How do you educate employees about payroll cycles?

There are many ways you can go about the education process. Some of them are more effective than others. The best methods, however, are easily adaptable to the strengths and weaknesses of employees who learn best through different methods. That’s why redundancy may be in order.

1) Hold regular meetings throughout the year to explain the payroll cycle and the health of the company on an economic level. Some companies choose to hold quarterly meetings for this purpose.

2) Create visual tools such as flow charts and pie charts to show employees where money is going. Primary expenditures are almost always in the form of salaries, taxes, and insurance. Inventory and equipment are other considerations to include in these charts.

3) Create a written quarterly statement that not only offers these charts for employees to look over at their leisure, but also a written explanation of the payroll cycle and the process the company uses to determine salaries and/or bonuses.

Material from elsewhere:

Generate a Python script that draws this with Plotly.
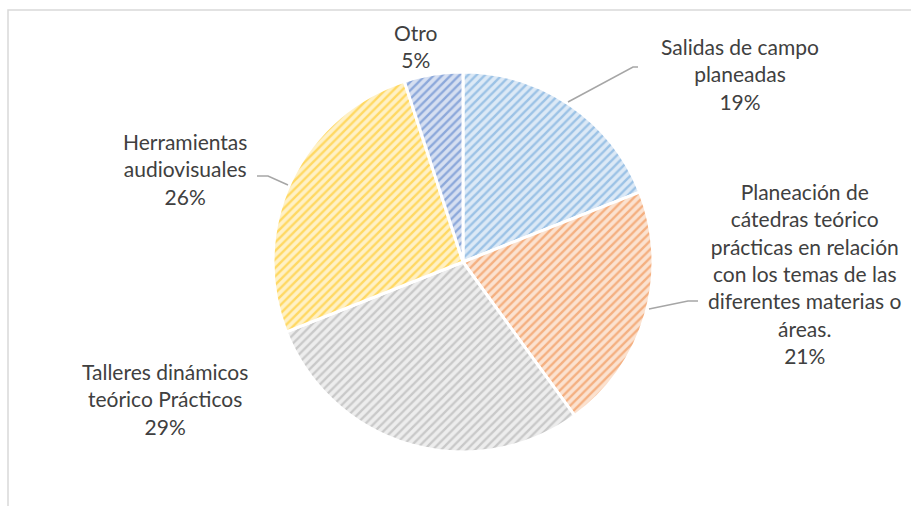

4) Find a way to help employees relate. Ask employees to provide specific personal examples, such as mortgages or rent, and then correlate that to the corporate cash flow and payroll structure.

5) Consider outsourcing payroll fulfillment. It’ll make it easier to handle and employees can view their pay stubs online and see a breakdown of all the fees and taxes for each pay period. Plus, they’ll be able to see their tax information after the end of the year, helping them file their tax returns earlier.

The most important thing you want to do in the payroll education process is keep it simple. Transparency is great as long as you’re not going completely over the heads of everyone involved.

By following these steps you can help your employees better understand the company’s financial situation as well as their place in the company. With a greater need for business transparency, this can be a huge factor for some employees facing decisions about their employment futures.